Analytical Use Cases

total revenue calculation
total cost or volume
high-level KPI reporting

revenue by product category
cost by department
KPI breakdowns for dashboards

Analytical Warning | Always Check the Grain

Before using SUM(), always verify the grain of the table.

sales_analysis is at the transaction level
summing values duplicated per transaction (e.g. salaries) produces incorrect results
aggregation must match the entity you want to measure

Correct use of SUM() depends as much on data structure as on SQL syntax.

AVG()

AVG() is a numeric aggregate function used to calculate the arithmetic mean of a set of values.

In analytics, averages are commonly used to understand typical behavior, but they must be interpreted carefully—especially in the presence of NULL values, outliers, and skewed distributions.

AVG() Basic Aggregation

AVG() calculates the sum of values divided by the number of non-NULL observations.

Input

transaction_id	discount
1001	0.10
1002	0.00
1003	0.20

\[\downarrow\]

SELECT
  AVG(discount) AS avg_discount
FROM sales_analysis;

\[\downarrow\]

avg_discount
0.10

The average discount is calculated as:

\[ \frac{0.10 + 0.00 + 0.20}{3} = 0.10 \]

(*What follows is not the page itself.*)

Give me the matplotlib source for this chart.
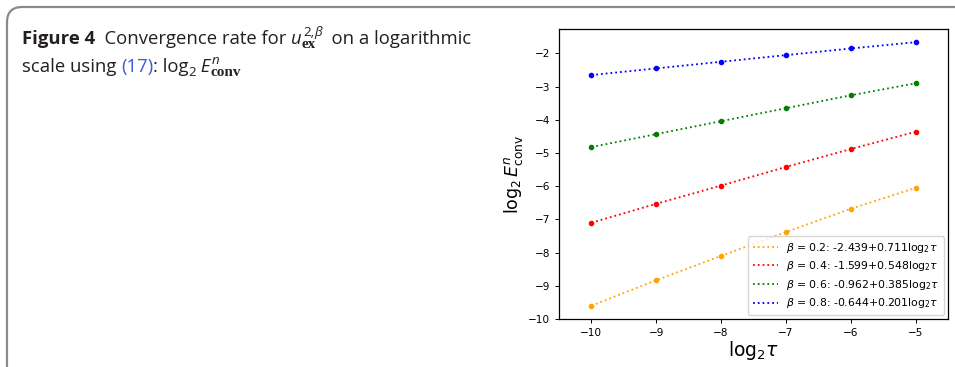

AVG() and NULL Values | Default Behavior

By default, AVG() ignores NULL values in both the numerator and the denominator.

Input

transaction_id	discount
1001	0.10
1002	NULL
1003	0.20

\[\downarrow\]

SELECT
  AVG(discount) AS avg_discount
FROM sales_analysis;

\[\downarrow\]

avg_discount
0.15

Explanation

only non-NULL values are used
denominator is 2, not 3

\[ \frac{0.10 + 0.20}{2} = 0.15 \]

Important

This behavior is often unexpected for beginners and must be understood clearly.

AVG() with GROUP BY | Average per Category

Grouping allows AVG() to compute averages per dimension.

Input

category	price
Accessories	25.00
Accessories	35.00
Electronics	120.00

\[\downarrow\]

SELECT
  category,
  AVG(price) AS avg_price
FROM sales_analysis
GROUP BY category;

\[\downarrow\]

category	avg_price
Accessories	30.00
Electronics	120.00

AVG() with GROUP BY | Average Sales per Customer

A common analytical use case is average behavior per entity.

SELECT
  customer_name,
  AVG(total_sales) AS avg_transaction_value
FROM sales_analysis
GROUP BY customer_name;

This answers questions such as:

what is the typical transaction value per customer?
who are high-value vs low-value customers?

Analytical Interpretation | When AVG() Is Appropriate

Use AVG() when:

data is symmetrically distributed
extreme values are rare
you want a representative “typical” value

Typical examples:

average order value
average discount rate
average price per category

Analytical Limitation | Sensitivity to Outliers

AVG() is highly sensitive to outliers.

Example scenario

total_sales
20
25
30
500

The average is pulled upward by a single extreme value.

In such cases, the average may misrepresent typical behavior.

AVG() vs Median | Conceptual Note

AVG() reflects the mean
the median reflects the middle value

Use:

AVG → for stable, normally distributed data
Median → for skewed data or income-like variables

Median calculations will be covered later in the course.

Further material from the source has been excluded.